Googling section 174 layoffs will point you to a lot of information. —Mike
Sep. 4, 2024
Ok, this needs to be fleshed out. But I find myself repeating this to a lot of people lately, so I’m going to stick a summary here, until I can flesh it out into a full essay.
I talk up Section 174 pretty frequently online because I really think it’s the root cause of the white collar job crash that started at the beginning of 2023, and most people who followed up and read up on it have come back and agreed with me, but it’s incredible how many people don’t know anything about it.
It has to do with the tax changes passed in 2017. A procedural rule called “Budget Reconciliation”, originally passed in 1974, allows Congress to put through tax cuts without the possibility of a filibuster by including really draconian changes to balance the cuts, scheduled to take effect later on, down the road. In 2017, these balancing changes were included and scheduled to take effect in June of 2022.
Congress has used the Budget Reconcialiation rules to pass filibuster-proof packages many times before, but in the past, before the cuts actually took affect, they re-legislated it and fixed the later draconian measures before they could take effect do any damage. This time, however, Congress — and this isn’t a slight against either party, it’s a slight against both — they all just sat on their hands for five years and did nothing. Right through Dec 2022, everybody assumed that Congress would pass a law preventing the changes from taking affect…
…And they didn’t.
So, this is just my pet theory, but I believe it’s politically radioactive for either party to talk about the fact that it happened, it makes them both look bad, because nobody did anything for five years, and now so many people are suffering.
The capsule summary of the actual new law that took effect in June 2022 is this: they made it impossible to deduct software R&D expenses the same year that they were paid, and those expenses now had to be amortized out over the following five years.

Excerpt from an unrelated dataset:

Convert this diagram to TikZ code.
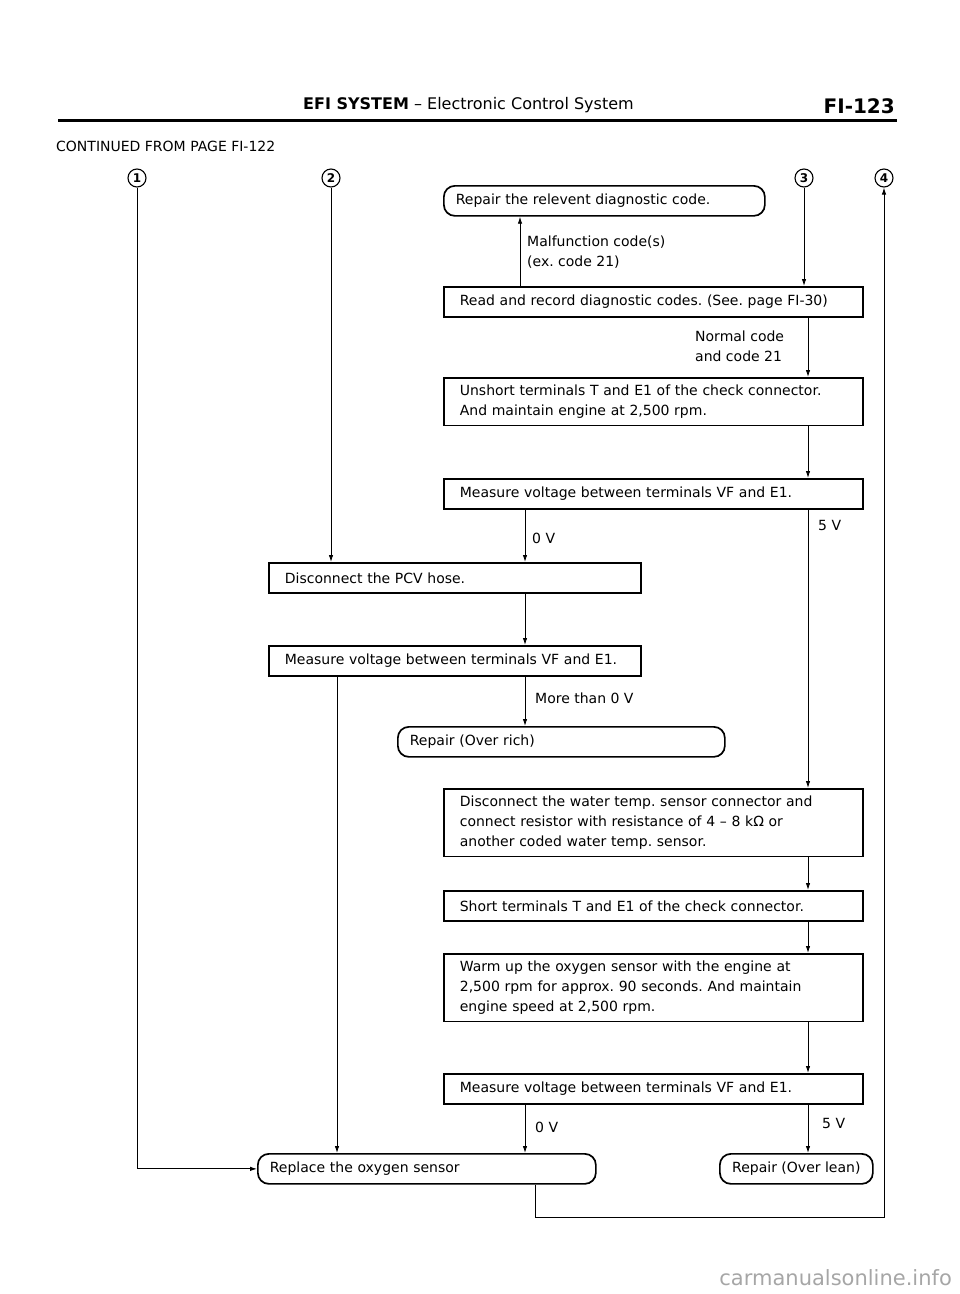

So if you spent a significant part of your tech company’s gross profit for the year paying your software developers, suddenly you still had to pay taxes up front on the entire gross profit, even though you didn’t have the money, because you’d used it to pay the salaries of the employees writing your software. You only got to deduct the expense later, slowly over time, much later on.
Big companies had an easier time taking the up-front tax hit, but according to some sources (such as this fairly comprehensive overview by The Pragmatic Engineer) this wreaked havoc with the finances of any company who didn’t have enough cash on hand to suddenly pay a tax bill several times higher than they had expected.
So, to make ends meet for the foreseeable future, companies laid off their in-house software engineers. Then they laid off their in-house recruiting staff (and, according to some recruiters I’ve spoken to, mostly put managers who didn’t really know much about hiring in charge of hiring.) And the dominoes fell.
Apparently, within the tech startup industry this is all well-known (you are going to google like I suggested, right?) but most media and politicians just won’t seem to go near it. It really bothers me that it’s not being discussed.
I wouldn’t be surprised if, after the election, someone with national visibility suddenly “discovers” that section 174 is a problem and something needs to be done about it. We’ll see what happens.